◆ TASK DESCRIPTION: Find every line in the records that holds the string "this". Copy each one.

◆ Plotting code records:
— begin —
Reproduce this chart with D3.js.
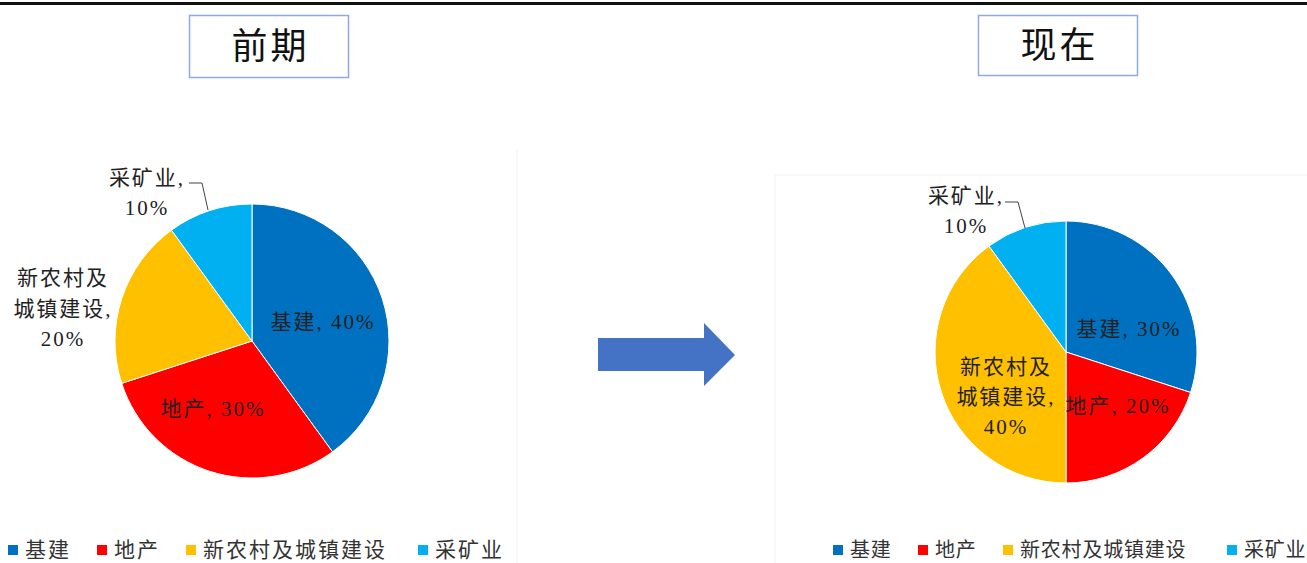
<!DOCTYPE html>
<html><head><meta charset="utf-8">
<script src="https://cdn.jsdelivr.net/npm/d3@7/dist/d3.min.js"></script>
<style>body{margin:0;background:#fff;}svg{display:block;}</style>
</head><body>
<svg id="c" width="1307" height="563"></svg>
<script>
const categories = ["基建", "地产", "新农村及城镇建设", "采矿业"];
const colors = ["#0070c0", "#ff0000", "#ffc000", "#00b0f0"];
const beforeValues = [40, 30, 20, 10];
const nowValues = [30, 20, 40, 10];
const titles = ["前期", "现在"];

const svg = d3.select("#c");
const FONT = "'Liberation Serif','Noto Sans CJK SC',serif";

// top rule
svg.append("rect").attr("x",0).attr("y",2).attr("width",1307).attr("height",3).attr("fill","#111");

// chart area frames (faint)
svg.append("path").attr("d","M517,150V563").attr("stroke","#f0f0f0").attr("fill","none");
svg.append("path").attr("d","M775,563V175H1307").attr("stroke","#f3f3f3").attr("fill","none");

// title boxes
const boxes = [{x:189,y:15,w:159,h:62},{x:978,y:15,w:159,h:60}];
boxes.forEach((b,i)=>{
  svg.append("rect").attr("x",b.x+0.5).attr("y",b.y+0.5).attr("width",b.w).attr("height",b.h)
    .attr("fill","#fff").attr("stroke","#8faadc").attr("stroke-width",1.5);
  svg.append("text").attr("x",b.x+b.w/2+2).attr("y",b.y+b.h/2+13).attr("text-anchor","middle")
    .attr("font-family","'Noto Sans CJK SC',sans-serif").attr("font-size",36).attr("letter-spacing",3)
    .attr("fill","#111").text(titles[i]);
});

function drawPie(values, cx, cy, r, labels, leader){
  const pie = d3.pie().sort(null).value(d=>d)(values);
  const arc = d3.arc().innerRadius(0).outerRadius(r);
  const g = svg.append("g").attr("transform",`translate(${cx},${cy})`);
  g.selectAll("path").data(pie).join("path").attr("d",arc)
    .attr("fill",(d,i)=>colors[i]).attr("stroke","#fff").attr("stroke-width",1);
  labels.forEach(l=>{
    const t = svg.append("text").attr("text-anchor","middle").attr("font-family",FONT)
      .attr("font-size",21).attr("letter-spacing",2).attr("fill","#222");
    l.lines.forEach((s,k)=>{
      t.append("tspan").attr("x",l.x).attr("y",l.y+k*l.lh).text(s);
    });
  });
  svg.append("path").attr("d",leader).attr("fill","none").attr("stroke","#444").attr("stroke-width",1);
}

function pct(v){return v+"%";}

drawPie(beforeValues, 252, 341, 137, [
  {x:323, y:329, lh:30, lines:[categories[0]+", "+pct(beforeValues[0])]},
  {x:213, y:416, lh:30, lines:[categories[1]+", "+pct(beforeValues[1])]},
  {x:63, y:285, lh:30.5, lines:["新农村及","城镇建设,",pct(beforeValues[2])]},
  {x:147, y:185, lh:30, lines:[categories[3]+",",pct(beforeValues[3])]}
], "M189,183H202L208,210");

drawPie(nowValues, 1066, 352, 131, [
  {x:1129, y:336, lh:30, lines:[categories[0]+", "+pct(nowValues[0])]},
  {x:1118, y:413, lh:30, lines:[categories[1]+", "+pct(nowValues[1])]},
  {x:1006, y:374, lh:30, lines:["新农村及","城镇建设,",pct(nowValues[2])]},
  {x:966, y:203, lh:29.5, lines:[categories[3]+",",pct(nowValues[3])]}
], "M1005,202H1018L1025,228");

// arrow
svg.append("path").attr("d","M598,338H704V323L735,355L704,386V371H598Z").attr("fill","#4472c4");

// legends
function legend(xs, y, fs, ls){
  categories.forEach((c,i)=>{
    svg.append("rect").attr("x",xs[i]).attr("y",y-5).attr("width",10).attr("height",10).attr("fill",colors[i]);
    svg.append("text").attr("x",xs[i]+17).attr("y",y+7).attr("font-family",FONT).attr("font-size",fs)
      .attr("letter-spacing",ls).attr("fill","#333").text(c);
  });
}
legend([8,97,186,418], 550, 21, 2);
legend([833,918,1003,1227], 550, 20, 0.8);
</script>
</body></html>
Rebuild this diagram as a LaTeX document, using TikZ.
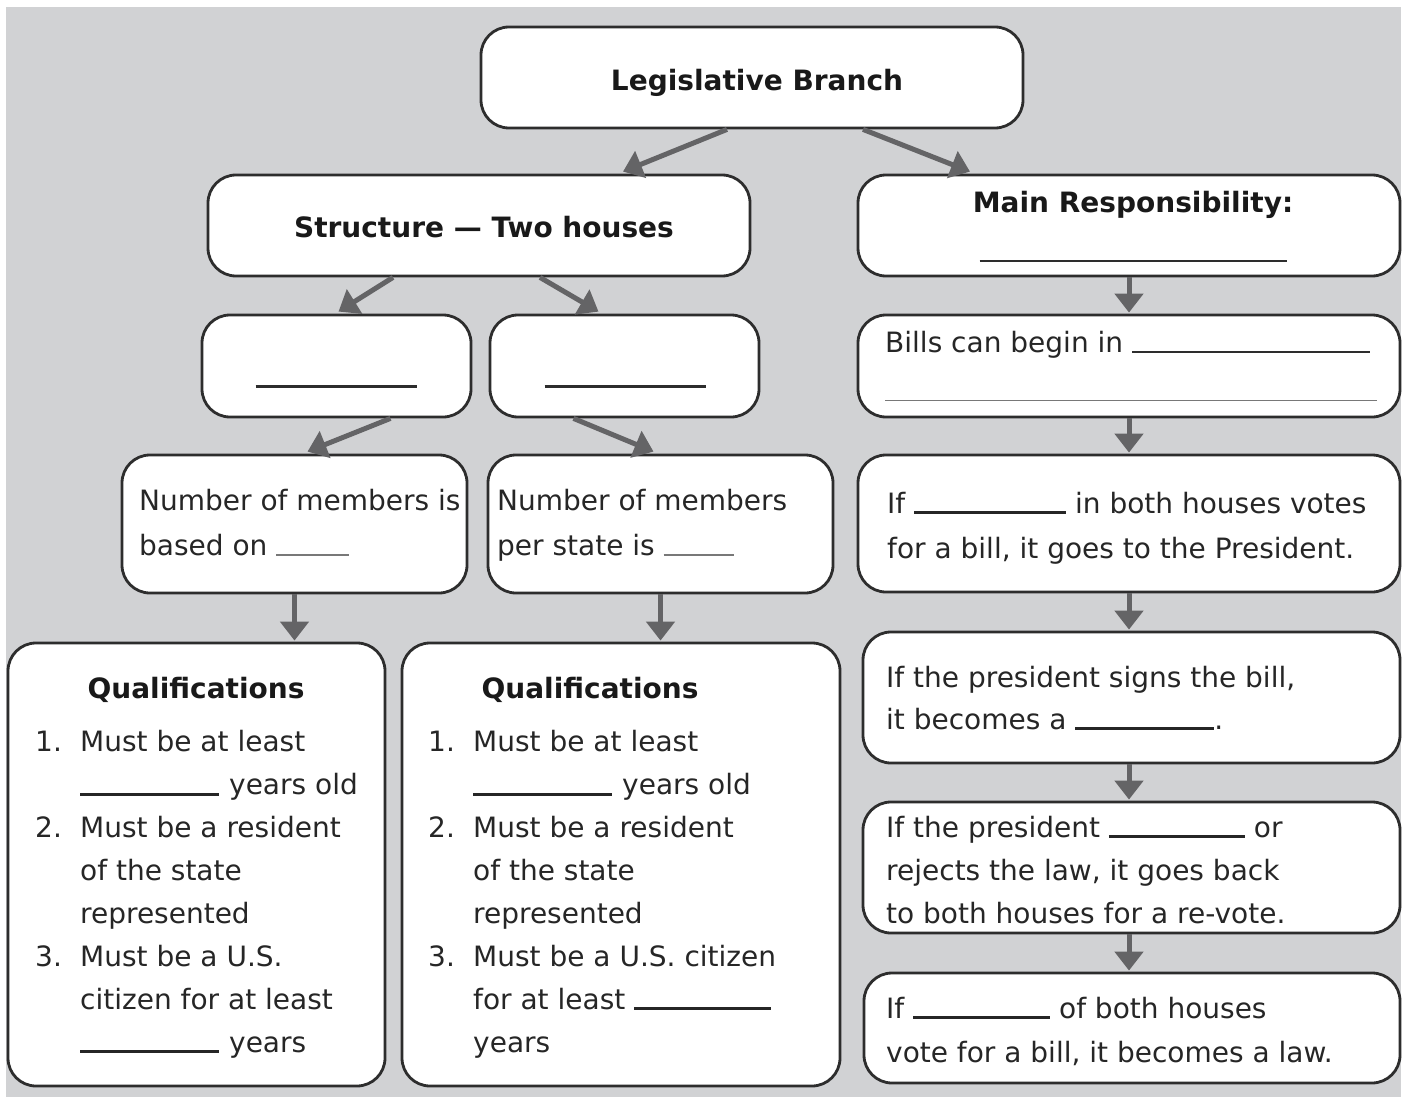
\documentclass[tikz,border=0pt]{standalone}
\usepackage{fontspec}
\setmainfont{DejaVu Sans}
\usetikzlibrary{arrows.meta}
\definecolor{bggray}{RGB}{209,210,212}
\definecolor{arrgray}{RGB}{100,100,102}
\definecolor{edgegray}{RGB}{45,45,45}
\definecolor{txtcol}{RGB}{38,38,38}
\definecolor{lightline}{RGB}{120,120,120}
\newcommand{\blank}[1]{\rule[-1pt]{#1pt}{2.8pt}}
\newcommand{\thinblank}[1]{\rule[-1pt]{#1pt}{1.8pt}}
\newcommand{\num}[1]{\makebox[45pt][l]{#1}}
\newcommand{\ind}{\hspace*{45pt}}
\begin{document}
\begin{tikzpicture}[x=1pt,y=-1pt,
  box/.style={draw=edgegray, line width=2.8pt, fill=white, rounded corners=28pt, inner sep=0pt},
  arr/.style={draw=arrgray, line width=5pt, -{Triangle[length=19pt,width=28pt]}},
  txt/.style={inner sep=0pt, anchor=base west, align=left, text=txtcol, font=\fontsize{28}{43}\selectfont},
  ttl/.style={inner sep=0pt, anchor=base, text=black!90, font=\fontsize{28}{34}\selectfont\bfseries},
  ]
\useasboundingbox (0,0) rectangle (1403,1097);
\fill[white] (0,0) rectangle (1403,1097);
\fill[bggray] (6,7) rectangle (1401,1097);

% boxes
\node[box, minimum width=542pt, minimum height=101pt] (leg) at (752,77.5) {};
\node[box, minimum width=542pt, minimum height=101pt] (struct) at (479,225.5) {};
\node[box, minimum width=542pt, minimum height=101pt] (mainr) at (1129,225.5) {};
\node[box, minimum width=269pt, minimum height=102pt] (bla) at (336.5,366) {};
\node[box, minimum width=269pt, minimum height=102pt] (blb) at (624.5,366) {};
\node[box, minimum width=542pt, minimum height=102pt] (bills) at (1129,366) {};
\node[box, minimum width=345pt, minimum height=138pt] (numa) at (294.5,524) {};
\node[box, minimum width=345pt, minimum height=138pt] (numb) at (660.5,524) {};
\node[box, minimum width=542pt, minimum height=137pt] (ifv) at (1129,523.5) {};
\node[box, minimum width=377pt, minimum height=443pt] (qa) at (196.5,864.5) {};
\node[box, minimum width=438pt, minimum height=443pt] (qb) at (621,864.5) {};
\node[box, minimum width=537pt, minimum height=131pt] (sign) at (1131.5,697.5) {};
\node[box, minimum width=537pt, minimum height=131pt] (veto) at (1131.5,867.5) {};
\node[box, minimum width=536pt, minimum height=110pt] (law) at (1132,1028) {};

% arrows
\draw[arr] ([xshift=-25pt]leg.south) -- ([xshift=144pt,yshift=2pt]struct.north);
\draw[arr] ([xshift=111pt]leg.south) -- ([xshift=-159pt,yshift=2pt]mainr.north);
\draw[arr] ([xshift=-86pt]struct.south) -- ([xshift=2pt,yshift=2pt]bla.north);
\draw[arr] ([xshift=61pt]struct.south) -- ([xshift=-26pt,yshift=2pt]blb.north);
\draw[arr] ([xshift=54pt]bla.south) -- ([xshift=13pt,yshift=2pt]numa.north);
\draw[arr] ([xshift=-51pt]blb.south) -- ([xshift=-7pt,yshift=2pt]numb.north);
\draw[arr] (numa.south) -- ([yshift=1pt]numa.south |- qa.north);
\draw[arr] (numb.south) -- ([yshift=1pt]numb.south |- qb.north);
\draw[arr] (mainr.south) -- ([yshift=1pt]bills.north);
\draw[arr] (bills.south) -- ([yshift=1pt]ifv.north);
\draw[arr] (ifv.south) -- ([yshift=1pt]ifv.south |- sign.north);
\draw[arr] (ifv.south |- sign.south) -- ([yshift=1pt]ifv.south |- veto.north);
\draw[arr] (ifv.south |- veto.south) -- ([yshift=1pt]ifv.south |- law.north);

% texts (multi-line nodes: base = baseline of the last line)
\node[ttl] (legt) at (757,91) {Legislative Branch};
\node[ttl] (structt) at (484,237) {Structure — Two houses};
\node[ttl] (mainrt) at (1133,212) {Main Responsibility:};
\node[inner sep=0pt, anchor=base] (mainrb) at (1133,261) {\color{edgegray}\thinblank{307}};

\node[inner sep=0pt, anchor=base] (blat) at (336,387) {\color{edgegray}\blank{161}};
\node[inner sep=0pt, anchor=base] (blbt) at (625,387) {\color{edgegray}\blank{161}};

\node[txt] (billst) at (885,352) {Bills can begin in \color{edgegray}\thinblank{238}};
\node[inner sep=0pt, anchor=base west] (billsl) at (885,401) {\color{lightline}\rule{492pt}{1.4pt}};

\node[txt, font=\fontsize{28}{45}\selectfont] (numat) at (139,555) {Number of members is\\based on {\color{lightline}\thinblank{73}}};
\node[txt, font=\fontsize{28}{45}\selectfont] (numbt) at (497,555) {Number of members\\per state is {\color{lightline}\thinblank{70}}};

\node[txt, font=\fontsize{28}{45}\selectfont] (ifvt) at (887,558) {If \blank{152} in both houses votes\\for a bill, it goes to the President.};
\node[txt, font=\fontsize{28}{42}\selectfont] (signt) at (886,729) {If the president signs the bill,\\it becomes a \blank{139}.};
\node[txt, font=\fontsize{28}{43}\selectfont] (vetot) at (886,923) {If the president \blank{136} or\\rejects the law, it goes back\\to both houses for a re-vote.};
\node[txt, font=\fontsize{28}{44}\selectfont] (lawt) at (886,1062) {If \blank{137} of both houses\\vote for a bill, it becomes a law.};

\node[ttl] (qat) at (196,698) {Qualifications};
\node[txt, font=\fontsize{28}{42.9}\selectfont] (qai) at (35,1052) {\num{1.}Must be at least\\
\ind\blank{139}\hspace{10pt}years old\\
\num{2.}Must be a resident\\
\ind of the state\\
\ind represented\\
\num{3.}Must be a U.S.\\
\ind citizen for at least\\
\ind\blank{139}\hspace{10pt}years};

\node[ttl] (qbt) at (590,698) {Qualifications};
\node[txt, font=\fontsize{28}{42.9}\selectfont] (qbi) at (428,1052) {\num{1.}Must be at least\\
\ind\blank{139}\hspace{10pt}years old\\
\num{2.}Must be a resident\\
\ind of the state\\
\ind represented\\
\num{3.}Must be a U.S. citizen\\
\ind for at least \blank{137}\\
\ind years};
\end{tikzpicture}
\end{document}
— end —
◆ TASK OUTPUT:
Reproduce this chart with D3.js.
Rebuild this diagram as a LaTeX document, using TikZ.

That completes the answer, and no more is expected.